Каталина глубоко вздохнула.
– Посмотри на меня повнимательнее. Ничего не замечаешь? Я валашская цыганка. Леонид привез меня в Москву, когда мне было всего девятнадцать. Я была готова к тому, что его родственники меня возненавидят. Так и случилось. Но этот мальчик, его сын… он мне слова плохого не сказал. Ни тогда, ни потом.
Ксения уже собралась уходить, как вдруг Каталина спросила, глядя на нее так же холодно и недоверчиво, как голубоглазые сиамские сестрички:
– А ты… ты любишь его?
– Да, – ответила та смущаясь.
– Уверена?
– Почему вы спрашиваете?
– Потому что он любит тебя очень сильно. Почти так же сильно, как Ладу. И мне бы хотелось, чтобы на этот раз он получил все, чего заслуживает.
– Да, – прошептала Ксения, – мне тоже.
Сидя почти без движения, Каталина легонько почесывала указательным пальцем подбородок раскинувшейся у нее на коленях Тисифоны. Прелестная шелковая бестия урчала от удовольствия.
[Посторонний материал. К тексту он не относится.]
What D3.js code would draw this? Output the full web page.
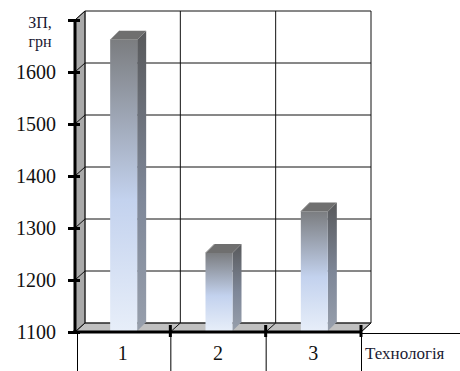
<!DOCTYPE html>
<html>
<head>
<meta charset="utf-8">
<script src="https://cdn.jsdelivr.net/npm/d3@7"></script>
<style>
  body { margin: 0; background: #fff; }
  svg { display: block; }
  svg text { font-family: "Liberation Serif", "Times New Roman", serif; }
</style>
</head>
<body>
<svg class="chart"></svg>
<script>
// data
const categories = ["1", "2", "3"];
const values = [1660, 1250, 1330];
const yTicks = [1100, 1200, 1300, 1400, 1500, 1600, 1700];
const yTitle = ["ЗП,", "грн"];
const xTitle = "Технологія";

const width = 460;
const height = 371;
const depthX = 10;   // 3d wall depth
const depthY = -9;

const x = d3.scaleBand()
  .domain(categories)
  .range([75, 361])
  .padding(0);

const y = d3.scaleLinear()
  .domain([1100, 1700])
  .range([332, 20]);

const svg = d3.select("svg.chart")
  .attr("width", width)
  .attr("height", height)
  .attr("viewBox", `0 0 ${width} ${height}`);

const defs = svg.append("defs");

function grad(id, stops) {
  const g = defs.append("linearGradient")
    .attr("id", id)
    .attr("x1", 0).attr("y1", 0).attr("x2", 0).attr("y2", 1);
  stops.forEach(([o, c]) => g.append("stop").attr("offset", o).attr("stop-color", c));
}
grad("front", [[0, "#7b7d80"], [0.55, "#c3d2ee"], [1, "#e7eef9"]]);
grad("side", [[0, "#58595b"], [0.55, "#7e8798"], [1, "#979fac"]]);

const x0 = x.range()[0];
const x1 = x.range()[1];
const yBottom = y(1100);
const yTop = y(1700);

// back wall
svg.append("rect")
  .attr("x", x0 + depthX).attr("y", yTop + depthY)
  .attr("width", x1 - x0).attr("height", yBottom - yTop)
  .attr("fill", "#fff");

// left side wall
svg.append("path")
  .attr("d", `M${x0},${yTop}L${x0 + depthX},${yTop + depthY}L${x0 + depthX},${yBottom + depthY}L${x0},${yBottom}Z`)
  .attr("fill", "#a9a9a9")
  .attr("stroke", "#555")
  .attr("stroke-width", 1);

// floor
svg.append("path")
  .attr("d", `M${x0},${yBottom}L${x0 + depthX},${yBottom + depthY}L${x1 + depthX},${yBottom + depthY}L${x1},${yBottom}Z`)
  .attr("fill", "#c0c0c0")
  .attr("stroke", "#555")
  .attr("stroke-width", 1);

// horizontal gridlines (left wall + back wall)
const grid = svg.append("g")
  .attr("stroke", "#111")
  .attr("stroke-width", 1)
  .attr("fill", "none");

grid.selectAll("path.h")
  .data(yTicks)
  .join("path")
  .attr("class", "h")
  .attr("d", d => `M${x0},${y(d)}L${x0 + depthX},${y(d) + depthY}H${x1 + depthX}`);

// vertical gridlines on back wall and floor dividers
const bounds = categories.map(c => x(c) + x.bandwidth());
grid.selectAll("path.v")
  .data(bounds)
  .join("path")
  .attr("class", "v")
  .attr("d", d => `M${d},${yBottom}L${d + depthX},${yBottom + depthY}V${yTop + depthY}`);

grid.append("path")
  .attr("d", `M${x0 + depthX},${yBottom + depthY}V${yTop + depthY}`);

// bars
const barW = 27;
const barD = 9;
const off = 1;
const bars = svg.append("g")
  .selectAll("g")
  .data(values.map((v, i) => ({ cat: categories[i], value: v })))
  .join("g");

bars.each(function(d) {
  const g = d3.select(this);
  const left = x(d.cat) + x.bandwidth() / 2 - barW / 2 + off;
  const top = y(d.value) - off;
  const bottom = yBottom - off;
  // side
  g.append("path")
    .attr("d", `M${left + barW},${top}L${left + barW + barD},${top - barD}L${left + barW + barD},${bottom - barD}L${left + barW},${bottom}Z`)
    .attr("fill", "url(#side)");
  // top
  g.append("path")
    .attr("d", `M${left},${top}L${left + barD},${top - barD}H${left + barW + barD}L${left + barW},${top}Z`)
    .attr("fill", "#6f6f6f");
  g.append("path")
    .attr("d", `M${left},${top}L${left + barD},${top - barD}`)
    .attr("stroke", "#a0a0a0")
    .attr("stroke-width", 1);
  // front
  g.append("rect")
    .attr("x", left).attr("y", top)
    .attr("width", barW).attr("height", bottom - top)
    .attr("fill", "url(#front)");
});

// y axis
svg.append("line")
  .attr("x1", x0).attr("x2", x0)
  .attr("y1", yTop).attr("y2", yBottom + 1)
  .attr("stroke", "#000").attr("stroke-width", 3);

svg.append("g")
  .attr("transform", `translate(${x0 + 5},0)`)
  .call(d3.axisLeft(y).tickValues(yTicks).tickSize(12).tickPadding(12)
    .tickFormat(d => d === 1700 ? "" : d))
  .call(g => g.select(".domain").remove())
  .call(g => g.attr("font-family", null))
  .call(g => g.selectAll(".tick line").attr("stroke", "#000").attr("stroke-width", 3))
  .call(g => g.selectAll(".tick text")
    .attr("fill", "#111")
    .style("font-size", "20px"));

// y title
svg.append("text")
  .attr("x", 40)
  .attr("text-anchor", "middle")
  .attr("fill", "#1a1a33")
  .style("font-size", "16px")
  .selectAll("tspan")
  .data(yTitle)
  .join("tspan")
  .attr("x", 40)
  .attr("y", (d, i) => 28 + i * 19)
  .text(d => d);

// x axis line
svg.append("line")
  .attr("x1", x0 - 2).attr("x2", x1)
  .attr("y1", yBottom).attr("y2", yBottom)
  .attr("stroke", "#000").attr("stroke-width", 3);

// boundary ticks
svg.append("g")
  .selectAll("line")
  .data(bounds)
  .join("line")
  .attr("x1", d => d).attr("x2", d => d)
  .attr("y1", yBottom - 7).attr("y2", yBottom + 5)
  .attr("stroke", "#000").attr("stroke-width", 3);

// table below axis
const table = svg.append("g")
  .attr("stroke", "#000").attr("stroke-width", 1);
table.selectAll("line")
  .data([x0 + 2, ...bounds])
  .join("line")
  .attr("x1", d => d + 0.5).attr("x2", d => d + 0.5)
  .attr("y1", yBottom).attr("y2", height);
table.append("line")
  .attr("x1", x1).attr("x2", width)
  .attr("y1", yBottom + 1.5).attr("y2", yBottom + 1.5);

svg.append("g")
  .attr("transform", `translate(0,${yBottom})`)
  .call(d3.axisBottom(x).tickSize(0).tickPadding(14))
  .call(g => g.select(".domain").remove())
  .call(g => g.attr("font-family", null))
  .call(g => g.selectAll(".tick text")
    .attr("fill", "#111")
    .attr("dy", "0.71em")
    .style("font-size", "20px"));

svg.append("text")
  .attr("x", 365)
  .attr("y", 359)
  .attr("fill", "#1a1a33")
  .style("font-size", "17px")
  .text(xTitle);
</script>
</body>
</html>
– Ты уже решила, где будешь спать? Возьми в шкафу рубашку, ночью может быть прохладно. Спокойной ночи.
Сдержанность этой женщины в сочетании с дикой, неправдоподобной красотой делали ее в глазах Ксении какой-то мифической фигурой наподобие феи Морганы. Но главное – исходящее от нее ощущение силы. Скрытого могущества, непостижимого для разума.